You can then store the Zip file with any cloud storage option. As a bonus, your package is compressed and will take up less space, and therefore it shouldn't take as long to upload or download (unless it is full of bitmap images or already-compressed music).

Whoever you give the link to the file to should be able to extract the file with any number of common decompression utilities. For instance, OS X's extraction routine is written into the Finder — users just double-click the Zip file to extract; other platforms have decompression tools which integrate with the file explorer/manager tools built into the operating system — again, just double-click to extract.
posted by Blazecock Pileon at 8:02 PM on April 22, 2014 [1 favorite]
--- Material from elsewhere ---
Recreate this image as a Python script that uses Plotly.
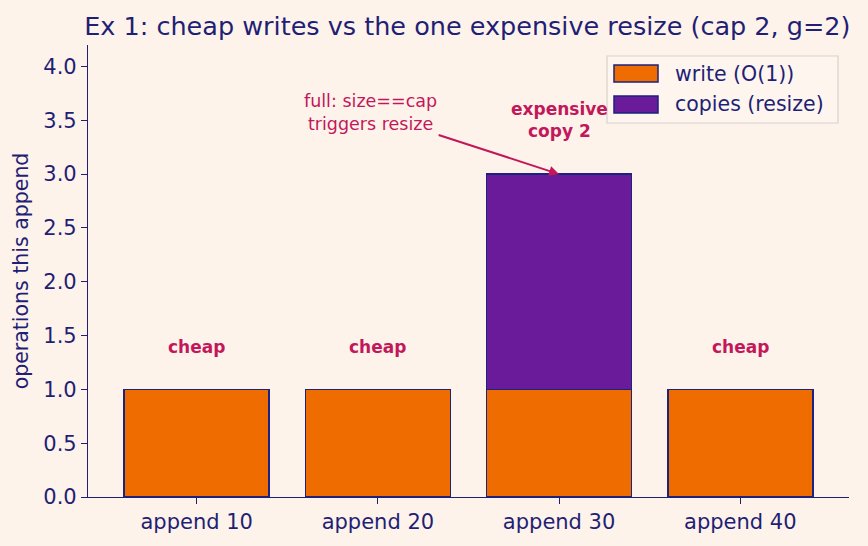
import plotly.graph_objects as go

categories = ["append 10", "append 20", "append 30", "append 40"]
writes = [1, 1, 1, 1]
copies = [0, 0, 2, 0]
cheap_labels = ["cheap", "cheap", None, "cheap"]
series_names = ["write (O(1))", "copies (resize)"]

BG = "#FEF3EA"
NAVY = "#1F1F75"
EDGE = "#1A237E"
ORANGE = "#EF6C00"
PURPLE = "#6A1B9A"
RED = "#C2185B"
FONT = "DejaVu Sans"

# plot area in pixels (for the hand-drawn legend)
L, R, T, B = 88, 849, 45, 497
def px(x):
    return (x - L) / (R - L)
def py(y):
    return (B - y) / (B - T)

fig = go.Figure()
fig.add_bar(x=categories, y=writes, name=series_names[0], marker=dict(color=ORANGE, line=dict(color=EDGE, width=1.5)), width=0.8)
fig.add_bar(x=categories, y=copies, name=series_names[1], marker=dict(color=PURPLE, line=dict(color=EDGE, width=1.5)), width=0.8)

for i, lab in enumerate(cheap_labels):
    if lab:
        fig.add_annotation(x=categories[i], y=1.39, text=f"<b>{lab}</b>", showarrow=False,
                           font=dict(color=RED, size=17, family=FONT))

fig.add_annotation(x=categories[2], y=3.5, text="<b>expensive<br>copy 2</b>", showarrow=False,
                   font=dict(color=RED, size=17, family=FONT))
fig.add_annotation(x=2, y=3.0, xref="x", yref="y", ax=0.96, ay=3.57, axref="x", ayref="y",
                   text="full: size==cap<br>triggers resize", showarrow=True, arrowhead=2,
                   arrowsize=1, arrowwidth=2, arrowcolor=RED,
                   font=dict(color=RED, size=17.5, family=FONT))

# custom legend (matplotlib-like)
shapes = [dict(type="rect", xref="paper", yref="paper", x0=px(607), x1=px(838), y0=py(123), y1=py(56),
               line=dict(color="#D8D2CC", width=1.2), fillcolor="rgba(254,245,238,0.85)", layer="above")]
sw_colors = [ORANGE, PURPLE]
sw_y = [(65, 82), (96, 113)]
for c, (y0, y1), name in zip(sw_colors, sw_y, series_names):
    shapes.append(dict(type="rect", xref="paper", yref="paper", x0=px(614), x1=px(658), y0=py(y1), y1=py(y0),
                       line=dict(color=EDGE, width=1.5), fillcolor=c, layer="above"))
    fig.add_annotation(xref="paper", yref="paper", x=px(673), y=py((y0 + y1) / 2), text=name,
                       showarrow=False, xanchor="left", yanchor="middle",
                       font=dict(size=20.5, color=NAVY, family=FONT))

fig.update_layout(
    barmode="stack",
    width=868, height=546,
    paper_bgcolor=BG, plot_bgcolor=BG,
    margin=dict(l=L, r=868 - R, t=T, b=546 - B),
    font=dict(family=FONT, color=NAVY, size=21),
    title=dict(text="Ex 1: cheap writes vs the one expensive resize (cap 2, g=2)", x=0.097, xanchor="left",
               y=0.953, yanchor="middle", font=dict(size=25.5, color=NAVY)),
    showlegend=False,
    shapes=shapes,
)
fig.update_xaxes(range=[-0.6, 3.6], showline=True, linecolor=NAVY, linewidth=1.2, ticks="outside",
                 ticklen=6, tickcolor=NAVY, showgrid=False, tickfont=dict(size=21, color=NAVY))
fig.update_yaxes(range=[0, 4.2], showline=True, linecolor=NAVY, linewidth=1.2, ticks="outside",
                 ticklen=6, tickcolor=NAVY, showgrid=False, zeroline=False, dtick=0.5, tickformat=".1f",
                 tickfont=dict(size=21, color=NAVY),
                 title=dict(text="operations this append", font=dict(size=20.5, color=NAVY), standoff=9))

fig.write_html("out.html")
I'd suggest trying Bittorrent Sync if you just need to sync between two computers and not with the cloud. If that doesn't work and you're technically savvy, then set up a cron to run rsync.
posted by furtive at 9:22 PM on April 22, 2014


If you go the Bittorrent sync route, have a look at this post regarding mac metadata sync.
posted by Brent Parker at 10:03 PM on April 22, 2014


I haven't used the mac version myself, but spideroak supports mac and works very well between linux and windows. 2 GB of storage is free. It also has the added benefit of being more privacy oriented than dropbox.
posted by theyexpectresults at 11:55 PM on April 22, 2014


I'm using Barracuda Copy which has loads of free space and seems to do just fine with my package files (in Scrivener, so they are much smaller, but they're still messy lil bundles of fun).
posted by raena at 1:57 AM on April 23, 2014


What is the sync for? "Backup"? Sharing?
posted by devnull at 5:07 AM on April 23, 2014


Dropping Dropbox - what's a replacement? discusses just this problem, for people who are quitting Dropbox for concerns about Rice on the board. SpiderOak and Bittorrent Sync are the two I hear the most about.

The Mac requirement shouldn't be too hard; Macs now just store (almost) all of the data in simple files. If the product supports Mac it should support your Mac files. (Can't explain Google Drive's failure except that it's generally terrible.)
posted by Nelson at 9:33 AM on April 23, 2014


Response by poster: Thanks for all the replies.

The Storyboard files I'm working are incremental backups that I want to be synced on every filesave. I work to tight deadlines and every day involves a lot of pencil mileage, so saving as I go is important to me.

Looks like I'll try Copy next. The Boing Boing discussion looks great.